Je sais que s’il était là, ses yeux brilleraient presque amoureusement devant ses petits-fils.
Il les prendrait dans ses bras et les ferait virevolter et j’aurais une confiance absolue en sa force, pour être passée par les mêmes douces tortures. Les enfants riraient hystériquement et boiraient leur cocktail servi dans un verre d’apparat, fascinés. Cette célébration serait l’occasion d’une trêve et pour cela, je l’admire de ce que je ne suis pas capable de faire moi-même.
Même si je suis une victime joyeusement consentante du marketing festif, même si les enfants auront beaucoup plus qu’un cadeau chacun sous l’arbre, j’ai compris que Noël représentait plus qu’un échange de cadeaux.
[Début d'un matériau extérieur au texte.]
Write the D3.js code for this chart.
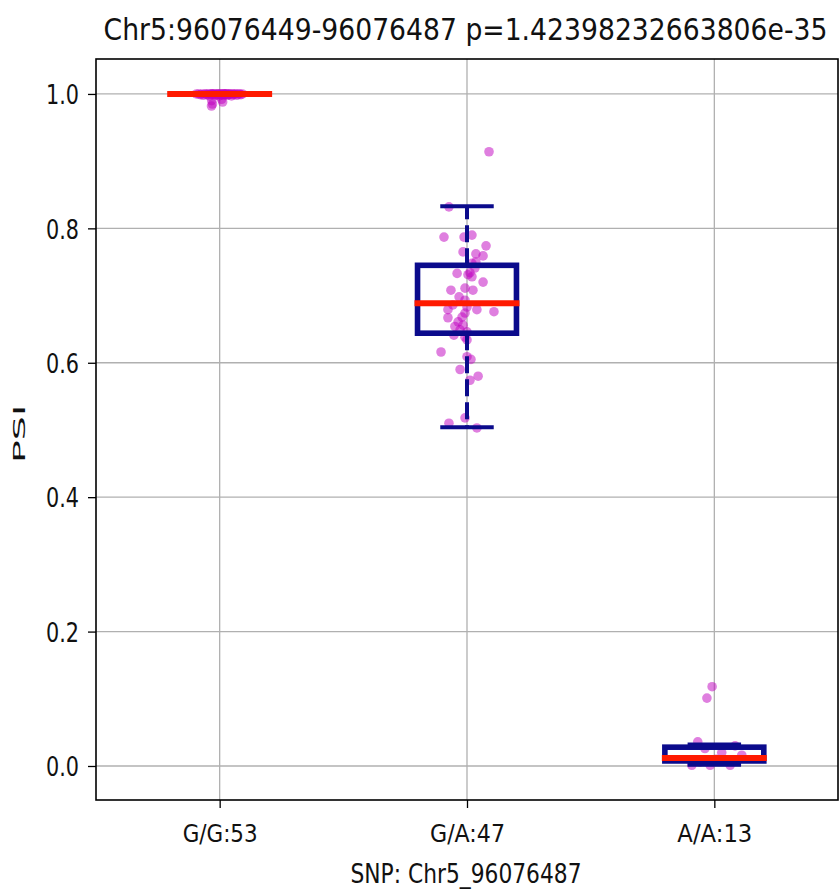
<!DOCTYPE html>
<html>
<head>
<meta charset="utf-8">
<script src="https://cdn.jsdelivr.net/npm/d3@7"></script>
<style>
  body { margin: 0; background: #fff; }
  svg { display: block; font-family: "DejaVu Sans", sans-serif; }
</style>
</head>
<body>
<svg id="chart" width="840" height="891"></svg>
<script>
const TITLE = "Chr5:96076449-96076487 p=1.42398232663806e-35";
const X_LABEL = "SNP: Chr5_96076487";
const Y_LABEL = "PSI";

const categories = ["G/G:53", "G/A:47", "A/A:13"];
const yTicks = [0.0, 0.2, 0.4, 0.6, 0.8, 1.0];

// box stats
const boxQ1 = [1.0, 0.644, 0.0075];
const boxMed = [1.0, 0.6885, 0.012];
const boxQ3 = [1.0, 0.745, 0.028];
const whiskLo = [1.0, 0.504, 0.002];
const whiskHi = [1.0, 0.833, 0.032];

// points, with horizontal jitter (category units) as seen in the picture
const ggValues = [1.000,1.000,0.999,1.000,0.998,1.000,1.000,0.999,1.000,0.997,
  1.000,1.000,0.999,1.000,1.000,0.998,1.000,0.999,1.000,1.000,
  0.997,1.000,1.000,0.999,1.000,0.998,1.000,1.000,0.999,1.000,
  1.000,0.998,1.000,0.999,1.000,1.000,0.997,1.000,0.999,1.000,
  1.000,0.998,1.000,1.000,0.999,1.000,1.000,1.000,
  0.990,0.985,0.982,0.992,0.988];
const ggJitter = [-0.094,-0.085,-0.078,-0.072,-0.066,-0.060,-0.055,-0.050,-0.045,-0.041,
  -0.037,-0.033,-0.029,-0.025,-0.021,-0.018,-0.014,-0.011,-0.008,-0.005,
  -0.002,0.001,0.004,0.007,0.010,0.013,0.016,0.019,0.022,0.025,
  0.028,0.031,0.034,0.037,0.040,0.044,0.048,0.052,0.056,0.060,
  0.065,0.070,0.075,0.080,0.086,0.092,-0.030,0.020,
  -0.032,-0.029,-0.033,0.008,0.012];

const gaValues = [0.914,0.832,0.787,0.787,0.790,0.774,0.765,0.762,0.759,0.748,
  0.741,0.733,0.731,0.728,0.720,0.708,0.711,0.708,0.698,0.693,
  0.686,0.683,0.679,0.679,0.676,0.674,0.667,0.668,0.661,0.656,
  0.654,0.649,0.646,0.641,0.638,0.634,0.616,0.609,0.605,0.590,
  0.580,0.574,0.518,0.510,0.503,0.734,0.750];
const gaJitter = [0.089,-0.073,-0.093,-0.012,0.020,0.077,-0.016,0.036,0.065,0.020,
  0.032,-0.040,0.004,0.020,0.065,-0.065,-0.008,0.024,-0.032,-0.008,
  -0.057,0.000,-0.077,0.040,0.109,-0.008,-0.077,-0.020,-0.036,-0.016,
  -0.049,-0.028,0.000,-0.053,-0.008,0.000,-0.105,0.000,0.016,-0.028,
  0.045,0.012,-0.008,-0.073,0.040,0.012,0.036];

const aaValues = [0.118,0.101,0.036,0.020,0.016,0.001,0.001,0.001,0.006,0.010,0.008,0.026,0.030];
const aaJitter = [-0.009,-0.030,-0.067,0.030,0.111,-0.091,-0.017,0.064,-0.058,0.007,0.047,-0.038,0.084];

const BOX_COLOR = "#0b0b8c";
const MED_COLOR = "#ff1a00";
const DOT_COLOR = "#c000c0";

const svg = d3.select("#chart");
const area = { left: 96, right: 838, top: 59, bottom: 800 };

const x = d3.scaleLinear().domain([0.5, 3.5]).range([area.left, area.right]);
const y = d3.scaleLinear().domain([-0.0506, 1.052]).range([area.bottom, area.top]);

// squeeze text horizontally to a target width
function fitWidth(sel, w) {
  sel.attr("textLength", w).attr("lengthAdjust", "spacingAndGlyphs");
}

// grid
const grid = svg.append("g");
grid.selectAll(".gy").data(yTicks).enter().append("line")
  .attr("x1", area.left).attr("x2", area.right)
  .attr("y1", d => y(d)).attr("y2", d => y(d))
  .attr("stroke", "#b0b0b0").attr("stroke-width", 1.3);
grid.selectAll(".gx").data(categories).enter().append("line")
  .attr("x1", (d, i) => x(i + 1)).attr("x2", (d, i) => x(i + 1))
  .attr("y1", area.top).attr("y2", area.bottom)
  .attr("stroke", "#b0b0b0").attr("stroke-width", 1.3);

// points
const groups = [[ggValues, ggJitter], [gaValues, gaJitter], [aaValues, aaJitter]];
groups.forEach(([vals, jit], i) => {
  svg.append("g").selectAll("circle")
    .data(vals)
    .enter()
    .append("circle")
    .attr("cx", (d, j) => x(i + 1 + jit[j]))
    .attr("cy", d => y(d))
    .attr("r", 4.8)
    .attr("fill", DOT_COLOR)
    .attr("fill-opacity", 0.5);
});

// boxes
const boxW = 0.4, capW = 0.2;
categories.forEach((c, i) => {
  const g = svg.append("g");
  const cx = i + 1;
  // whiskers
  g.append("line")
    .attr("x1", x(cx)).attr("x2", x(cx))
    .attr("y1", y(boxQ3[i])).attr("y2", y(whiskHi[i]))
    .attr("stroke", BOX_COLOR).attr("stroke-width", 4)
    .attr("stroke-dasharray", "17 6");
  g.append("line")
    .attr("x1", x(cx)).attr("x2", x(cx))
    .attr("y1", y(boxQ1[i])).attr("y2", y(whiskLo[i]))
    .attr("stroke", BOX_COLOR).attr("stroke-width", 4)
    .attr("stroke-dasharray", "17 6");
  // caps
  [whiskHi[i], whiskLo[i]].forEach(v => {
    g.append("line")
      .attr("x1", x(cx - capW / 2)).attr("x2", x(cx + capW / 2))
      .attr("y1", y(v)).attr("y2", y(v))
      .attr("stroke", BOX_COLOR).attr("stroke-width", 4)
      .attr("stroke-linecap", "square");
  });
  // box
  g.append("rect")
    .attr("x", x(cx - boxW / 2))
    .attr("y", y(boxQ3[i]))
    .attr("width", x(cx + boxW / 2) - x(cx - boxW / 2))
    .attr("height", y(boxQ1[i]) - y(boxQ3[i]))
    .attr("fill", "none")
    .attr("stroke", BOX_COLOR).attr("stroke-width", 5.6);
  // median
  g.append("line")
    .attr("x1", x(cx - boxW / 2)).attr("x2", x(cx + boxW / 2))
    .attr("y1", y(boxMed[i])).attr("y2", y(boxMed[i]))
    .attr("stroke", MED_COLOR).attr("stroke-width", 6)
    .attr("stroke-linecap", "square");
});

// axes
const axisY = d3.axisLeft(y).tickValues(yTicks).tickFormat(d3.format(".1f")).tickSize(8).tickPadding(9);
const gy = svg.append("g")
  .attr("transform", `translate(${area.left},0)`)
  .call(axisY);
gy.select(".domain").remove();
gy.selectAll(".tick line").attr("stroke", "#000").attr("stroke-width", 1.3);
gy.selectAll(".tick text")
  .attr("font-size", 27)
  .attr("font-family", "DejaVu Sans")
  .attr("fill", "#111")
  .attr("dy", "0.36em")
  .call(fitWidth, 33);

const axisX = d3.axisBottom(x).tickValues([1, 2, 3]).tickFormat((d, i) => categories[i]).tickSize(8);
const gx = svg.append("g")
  .attr("transform", `translate(0,${area.bottom})`)
  .call(axisX);
gx.select(".domain").remove();
gx.selectAll(".tick line").attr("stroke", "#000").attr("stroke-width", 1.3);
gx.selectAll(".tick text")
  .attr("font-size", 24)
  .attr("font-family", "DejaVu Sans")
  .attr("fill", "#111")
  .attr("y", 42)
  .attr("dy", 0)
  .call(fitWidth, 75);

// frame
svg.append("rect")
  .attr("x", area.left).attr("y", area.top)
  .attr("width", area.right - area.left).attr("height", area.bottom - area.top)
  .attr("fill", "none").attr("stroke", "#000").attr("stroke-width", 1.6);

// title and labels (condensed by a horizontal scale)
svg.append("text")
  .attr("transform", "translate(465.5,40) scale(0.86,1)")
  .attr("text-anchor", "middle")
  .attr("font-size", 31)
  .attr("fill", "#111")
  .text(TITLE);

svg.append("text")
  .attr("x", 466).attr("y", 883)
  .attr("text-anchor", "middle")
  .attr("font-size", 27)
  .attr("fill", "#111")
  .text(X_LABEL)
  .call(fitWidth, 231);

svg.append("text")
  .attr("transform", "translate(25,434) rotate(-90) scale(1,0.4)")
  .attr("text-anchor", "middle")
  .attr("font-size", 38)
  .attr("fill", "#111")
  .text(Y_LABEL);
</script>
</body>
</html>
C’est une célébration pour marquer une pause, pour nous rappeler certaines traditions, pour honorer les enfants…. et ceux qui l’ont été.
Je retourne à ma liste de choses à faire (mousse au concombre, terrine aux deux saumons, koulibiac de saumon, crevettes au cantaloup, sauce spéciale et très secrète….) en vous souhaitant de très joyeuses fêtes, grands et petits enfants.
(Cette chronique est dédiée à une exilée qui aurait souhaité ne pas l’être et qui a bien de la peine en ce moment. Elle est dédiée aux trêves que je devrais faire. Elle est dédiée à ceux qui sont disparus de nos vies terrestres. Elle est dédiée à Paul qui n’est pas encore complètement disparu).